Directions for this task » Copy each line that has the string "page" somewhere in it.

Stored data »
start

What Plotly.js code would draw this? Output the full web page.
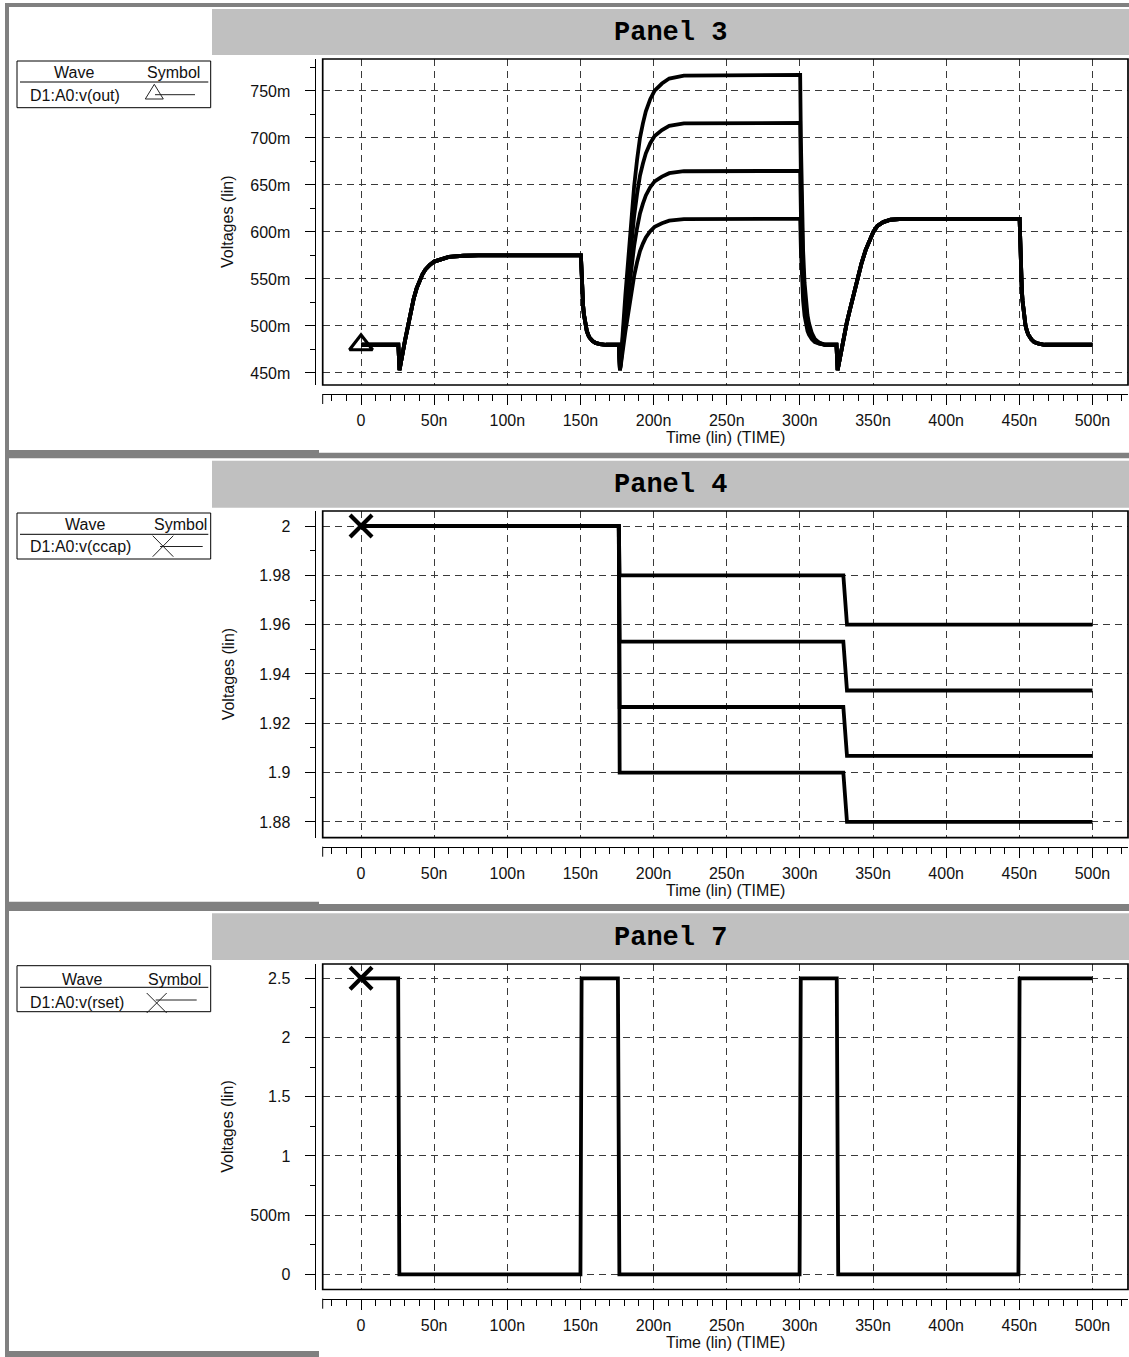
<!DOCTYPE html>
<html>
<head>
<meta charset="utf-8">
<script src="https://cdn.plot.ly/plotly-3.0.1.min.js"></script>
<style>html,body{margin:0;padding:0;background:#fff;}</style>
</head>
<body>
<div id="chart" style="width:1129px;height:1357px;"></div>
<script>
// ---------- time axis (ns) ----------
const timeTicks = [0, 50, 100, 150, 200, 250, 300, 350, 400, 450, 500];
const timeTickText = ['0', '50n', '100n', '150n', '200n', '250n', '300n', '350n', '400n', '450n', '500n'];

// ---------- Panel 3 : D1:A0:v(out), four sweep runs (mV) ----------
const outTime = [0, 25.5, 26.3, 27, 28, 30, 32, 34, 36, 38, 40, 42, 44, 47, 50, 55, 60, 70, 80,
  150.3, 150.8, 151.3, 151.8, 152.3, 153.3, 154.3, 155.3, 156.3, 158.3, 160.3, 163.3, 167.3,
  176.2, 177.0,
  177.7, 178.7, 180.7, 182.7, 184.7, 186.7, 188.7, 190.7, 192.7, 194.7, 197.7, 200.7, 205.7, 210.7, 220.7,
  300.2, 300.7, 301.2, 301.7, 302.2, 303.2, 304.2, 305.2, 306.2, 308.2, 310.2, 313.2, 317.2,
  325.0, 325.8,
  326.5, 328, 330, 332, 334, 336, 339, 342, 345, 348, 350.2, 353, 357, 362, 370,
  450.2, 450.7, 451.2, 451.7, 452.2, 453.2, 454.2, 455.2, 456.2, 458.2, 460.2, 463.2, 467.2,
  500];
// shared by all runs: first pulse and the dip before the second pulse
const outHead = [480, 480, 453, 458, 468, 484, 499, 515, 529, 540, 549, 555, 560, 565, 568.5, 571.5, 573.5, 574.7, 575,
  575, 551, 534, 522, 513, 502, 495, 490.5, 487.5, 484, 482, 480.8, 480,
  480, 453];
// second pulse rise, per run
const outRiseA = [459.6, 472.8, 493.9, 513.7, 534.8, 553.3, 567.8, 579.7, 587.6, 594.2, 600.8, 605.5, 609.3, 612.1, 613.7];
const outRiseB = [461.7, 479.1, 506.8, 532.9, 560.7, 585.1, 604.2, 619.8, 630.2, 638.9, 647.6, 653.8, 658.9, 662.5, 664.6];
const outRiseC = [463.8, 485.3, 519.8, 552.2, 586.6, 616.8, 640.5, 660.0, 672.9, 683.7, 694.4, 702.1, 708.4, 712.8, 715.5];
const outRiseD = [465.9, 491.6, 532.8, 571.4, 612.5, 648.6, 676.9, 700.1, 715.5, 728.4, 741.3, 750.4, 757.9, 763.2, 766.4];
// second pulse fall, per run
const outFallA = [614, 580.5, 556.4, 539.0, 526.9, 510.8, 500.8, 494.7, 490.7, 485.8, 482.9, 481.1, 480];
const outFallB = [665, 618.8, 585.5, 561.4, 544.8, 522.6, 508.7, 500.4, 494.8, 488.0, 484.1, 481.5, 480];
const outFallC = [716, 657.0, 614.5, 583.8, 562.6, 534.3, 516.6, 506.0, 498.9, 490.1, 485.2, 481.9, 480];
const outFallD = [767, 695.3, 643.6, 606.3, 580.5, 546.0, 524.5, 511.6, 503.0, 492.3, 486.3, 482.3, 480];
// shared by all runs: third pulse to the end
const outTail = [480, 453,
  459, 471, 487, 503, 516, 528, 549, 566, 581, 593, 600, 606.5, 610.5, 613, 614,
  614, 580.5, 556.4, 539, 526.9, 510.8, 500.8, 494.7, 490.7, 485.8, 482.9, 481.1, 480,
  480];
const outTicks = [450, 500, 550, 600, 650, 700, 750];
const outTickText = ['450m', '500m', '550m', '600m', '650m', '700m', '750m'];

// ---------- Panel 4 : D1:A0:v(ccap), four sweep runs (V) ----------
const ccapTime = [0, 176.2, 176.8, 329.7, 332.2, 500];
const ccapRunA = [2, 2, 1.98, 1.98, 1.96, 1.96];
const ccapRunB = [2, 2, 1.9531, 1.9531, 1.9333, 1.9333];
const ccapRunC = [2, 2, 1.9266, 1.9266, 1.9068, 1.9068];
const ccapRunD = [2, 2, 1.90, 1.90, 1.88, 1.88];
const ccapTicks = [1.88, 1.9, 1.92, 1.94, 1.96, 1.98, 2];
const ccapTickText = ['1.88', '1.9', '1.92', '1.94', '1.96', '1.98', '2'];

// ---------- Panel 7 : D1:A0:v(rset) (V) ----------
const rsetTime = [0, 25.4, 26.2, 150.0, 150.8, 175.6, 176.6, 299.8, 300.6, 325.2, 326.2, 449.4, 450.2, 500];
const rsetVolts = [2.5, 2.5, 0, 0, 2.5, 2.5, 0, 0, 2.5, 2.5, 0, 0, 2.5, 2.5];
const rsetTicks = [0, 0.5, 1, 1.5, 2, 2.5];
const rsetTickText = ['0', '500m', '1', '1.5', '2', '2.5'];

// ---------- page geometry helpers (pixels -> paper) ----------
const W = 1129, H = 1357;
const PX = v => v / W;
const PY = v => 1 - v / H;
const FONT = 'Liberation Sans, Arial, Helvetica, sans-serif';
const MONO = 'Liberation Mono, Courier New, monospace';

const plotLeft = 322.7, plotRight = 1128, yAxisX = 315;
const timeRange = [-26.2, 524.3];

const panels = [
  { name: 'Panel 3', top: 59, bottom: 385, axisY: 394, barTop: 9, barBottom: 55,
    range: [437.2, 784.0], ticks: outTicks, text: outTickText, minor: 25,
    legTop: 61, legBottom: 107.7, legLine: 82, waveX: 74, symX: 173, headY: 73, nameY: 95.5,
    wave: 'D1:A0:v(out)' },
  { name: 'Panel 4', top: 511, bottom: 837.7, axisY: 846.7, barTop: 460.7, barBottom: 507.7,
    range: [1.8736, 2.0061], ticks: ccapTicks, text: ccapTickText, minor: 0.01,
    legTop: 513, legBottom: 559, legLine: 534.3, waveX: 85, symX: 180.5, headY: 524.5, nameY: 546,
    wave: 'D1:A0:v(ccap)' },
  { name: 'Panel 7', top: 964, bottom: 1289.5, axisY: 1298.7, barTop: 913.3, barBottom: 960,
    range: [-0.128, 2.621], ticks: rsetTicks, text: rsetTickText, minor: 0.25,
    legTop: 965.7, legBottom: 1011.7, legLine: 987.3, waveX: 81.5, symX: 174.5, headY: 979.5, nameY: 1002.5,
    wave: 'D1:A0:v(rset)' }
];

// ---------- traces ----------
const lineStyle = { color: '#000', width: 3.8 };
const traces = [];
const outRuns = [
  outHead.concat(outRiseA, outFallA, outTail),
  outHead.concat(outRiseB, outFallB, outTail),
  outHead.concat(outRiseC, outFallC, outTail),
  outHead.concat(outRiseD, outFallD, outTail)
];
outRuns.forEach(r => traces.push({ x: outTime, y: r, xaxis: 'x', yaxis: 'y', mode: 'lines', line: lineStyle, hoverinfo: 'skip' }));
[ccapRunA, ccapRunB, ccapRunC, ccapRunD].forEach(r =>
  traces.push({ x: ccapTime, y: r, xaxis: 'x2', yaxis: 'y2', mode: 'lines', line: lineStyle, hoverinfo: 'skip' }));
traces.push({ x: rsetTime, y: rsetVolts, xaxis: 'x3', yaxis: 'y3', mode: 'lines', line: lineStyle, hoverinfo: 'skip' });

// wave symbols at the first sample of each wave
traces.push({ x: [outTime[0]], y: [outRuns[0][0]], xaxis: 'x', yaxis: 'y', mode: 'markers',
  marker: { symbol: 'triangle-up-open', size: 20, color: '#000', line: { color: '#000', width: 3.2 } }, hoverinfo: 'skip' });
traces.push({ x: [ccapTime[0]], y: [ccapRunA[0]], xaxis: 'x2', yaxis: 'y2', mode: 'markers',
  marker: { symbol: 'x-thin-open', size: 22, color: '#000', line: { color: '#000', width: 4.2 } }, hoverinfo: 'skip' });
traces.push({ x: [rsetTime[0]], y: [rsetVolts[0]], xaxis: 'x3', yaxis: 'y3', mode: 'markers',
  marker: { symbol: 'x-thin-open', size: 22, color: '#000', line: { color: '#000', width: 4.2 } }, hoverinfo: 'skip' });

// ---------- layout ----------
const layout = {
  width: W, height: H,
  margin: { l: 0, r: 0, t: 0, b: 0, pad: 0 },
  paper_bgcolor: '#fff', plot_bgcolor: '#fff',
  showlegend: false,
  font: { family: FONT, color: '#000', size: 16 },
  shapes: [], annotations: []
};

const gray = '#808080';
const rectPx = (x0, y0, x1, y1, fill) => ({ type: 'rect', xref: 'paper', yref: 'paper', layer: 'below',
  x0: PX(x0), x1: PX(x1), y0: PY(y1), y1: PY(y0), fillcolor: fill, line: { width: 0 } });
const linePx = (x0, y0, x1, y1, w, c) => ({ type: 'line', xref: 'paper', yref: 'paper',
  x0: PX(x0), x1: PX(x1), y0: PY(y0), y1: PY(y1), line: { color: c || '#000', width: w || 1 } });

// window frame
layout.shapes.push(rectPx(5, 3, W, 7, gray));
layout.shapes.push(rectPx(5, 3, 9, H, gray));
layout.shapes.push(rectPx(5, 450, 319, 458.3, gray));
layout.shapes.push(rectPx(319, 452.7, W, 458.3, gray));
layout.shapes.push(rectPx(5, 901.7, 319, 911, gray));
layout.shapes.push(rectPx(319, 904, W, 911, gray));
layout.shapes.push(rectPx(5, 1351, 319, H, gray));

panels.forEach((p, i) => {
  const n = i === 0 ? '' : String(i + 1);
  const tickFont = { family: FONT, size: 16, color: '#111' };
  layout['xaxis' + n] = {
    domain: [PX(plotLeft), PX(plotRight)], range: timeRange,
    anchor: 'free', position: PY(p.axisY), side: 'bottom',
    tickmode: 'array', tickvals: timeTicks, ticktext: timeTickText,
    ticks: 'outside', ticklen: 10, tickwidth: 1, tickcolor: '#000',
    minor: { tickmode: 'linear', tick0: 0, dtick: 10, ticks: 'outside', ticklen: 6, tickwidth: 1, tickcolor: '#000', showgrid: false },
    showline: true, linecolor: '#000', linewidth: 1,
    showgrid: true, gridcolor: '#3a3a3a', gridwidth: 1, griddash: '7px,5px',
    zeroline: false, tickfont: tickFont, ticklabelstandoff: 2, fixedrange: true
  };
  layout['yaxis' + n] = {
    domain: [PY(p.bottom), PY(p.top)], range: p.range,
    anchor: 'free', position: PX(yAxisX), side: 'left',
    tickmode: 'array', tickvals: p.ticks, ticktext: p.text,
    ticks: 'outside', ticklen: 10.5, tickwidth: 1, tickcolor: '#000',
    minor: { tickmode: 'linear', tick0: 0, dtick: p.minor, ticks: 'outside', ticklen: 5, tickwidth: 1, tickcolor: '#000', showgrid: false },
    showline: true, linecolor: '#000', linewidth: 1,
    showgrid: true, gridcolor: '#3a3a3a', gridwidth: 1, griddash: '7px,5px',
    zeroline: false, tickfont: tickFont, ticklabelstandoff: 11, fixedrange: true
  };

  // plot frame
  layout.shapes.push({ type: 'rect', xref: 'x' + n + ' domain', yref: 'y' + n + ' domain',
    x0: 0, x1: 1, y0: 0, y1: 1, line: { color: '#000', width: 1.7 }, fillcolor: 'rgba(0,0,0,0)' });
  // start tick of the time axis
  layout.shapes.push(linePx(plotLeft, p.axisY, plotLeft, p.axisY + 10, 1));

  // panel title bar
  layout.shapes.push(rectPx(212, p.barTop, W, p.barBottom, '#c0c0c0'));
  layout.annotations.push({ xref: 'paper', yref: 'paper', x: PX((212 + W) / 2), y: PY((p.barTop + p.barBottom) / 2 + 1),
    xanchor: 'center', yanchor: 'middle', showarrow: false, text: p.name,
    font: { family: MONO, size: 27, weight: 'bold', color: '#000' } });

  // axis titles
  layout.annotations.push({ xref: 'paper', yref: 'paper', x: PX(228), y: PY((p.top + p.bottom) / 2),
    xanchor: 'center', yanchor: 'middle', showarrow: false, textangle: -90, text: 'Voltages (lin)',
    font: { family: FONT, size: 16, color: '#111' } });
  layout.annotations.push({ xref: 'paper', yref: 'paper', x: PX((plotLeft + plotRight) / 2), y: PY(p.axisY + 44),
    xanchor: 'center', yanchor: 'middle', showarrow: false, text: 'Time (lin) (TIME)',
    font: { family: FONT, size: 16, color: '#111' } });

  // wave / symbol table
  layout.shapes.push({ type: 'rect', xref: 'paper', yref: 'paper', x0: PX(17), x1: PX(210.7),
    y0: PY(p.legBottom), y1: PY(p.legTop), line: { color: '#000', width: 1 }, fillcolor: '#fff' });
  layout.shapes.push(linePx(20, p.legLine, 208.3, p.legLine, 1));
  const headFont = { family: FONT, size: 16, color: '#111' };
  layout.annotations.push({ xref: 'paper', yref: 'paper', x: PX(p.waveX), y: PY(p.headY), xanchor: 'center', yanchor: 'middle',
    showarrow: false, text: 'Wave', font: headFont });
  layout.annotations.push({ xref: 'paper', yref: 'paper', x: PX(p.symX), y: PY(p.headY), xanchor: 'center', yanchor: 'middle',
    showarrow: false, text: 'Symbol', font: headFont });
  layout.annotations.push({ xref: 'paper', yref: 'paper', x: PX(27.5), y: PY(p.nameY), xanchor: 'left', yanchor: 'middle',
    showarrow: false, text: p.wave, font: headFont });
});

// table symbols
const pathPx = pts => 'M' + pts.map(q => PX(q[0]) + ',' + PY(q[1])).join(' L');
layout.shapes.push({ type: 'path', xref: 'paper', yref: 'paper',
  path: pathPx([[145.3, 99], [163.3, 99], [154.3, 84.3]]) + ' Z', line: { color: '#222', width: 1 } });
layout.shapes.push(linePx(155, 94.7, 195, 94.7, 1, '#222'));

layout.shapes.push(linePx(152.7, 535.7, 173.3, 556.7, 1, '#222'));
layout.shapes.push(linePx(152.7, 556.7, 173.3, 535.7, 1, '#222'));
layout.shapes.push(linePx(160, 546.5, 202.7, 546.5, 1, '#222'));

layout.shapes.push(linePx(146.7, 993, 166.7, 1013, 1, '#222'));
layout.shapes.push(linePx(146.7, 1013, 166.7, 993, 1, '#222'));
layout.shapes.push(linePx(155.7, 1000, 196.7, 1000, 1, '#222'));

Plotly.newPlot('chart', traces, layout, { displayModeBar: false, staticPlot: true });
</script>
</body>
</html>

end

Output »
What Plotly.js code would draw this? Output the full web page.
// ---------- page geometry helpers (pixels -> paper) ----------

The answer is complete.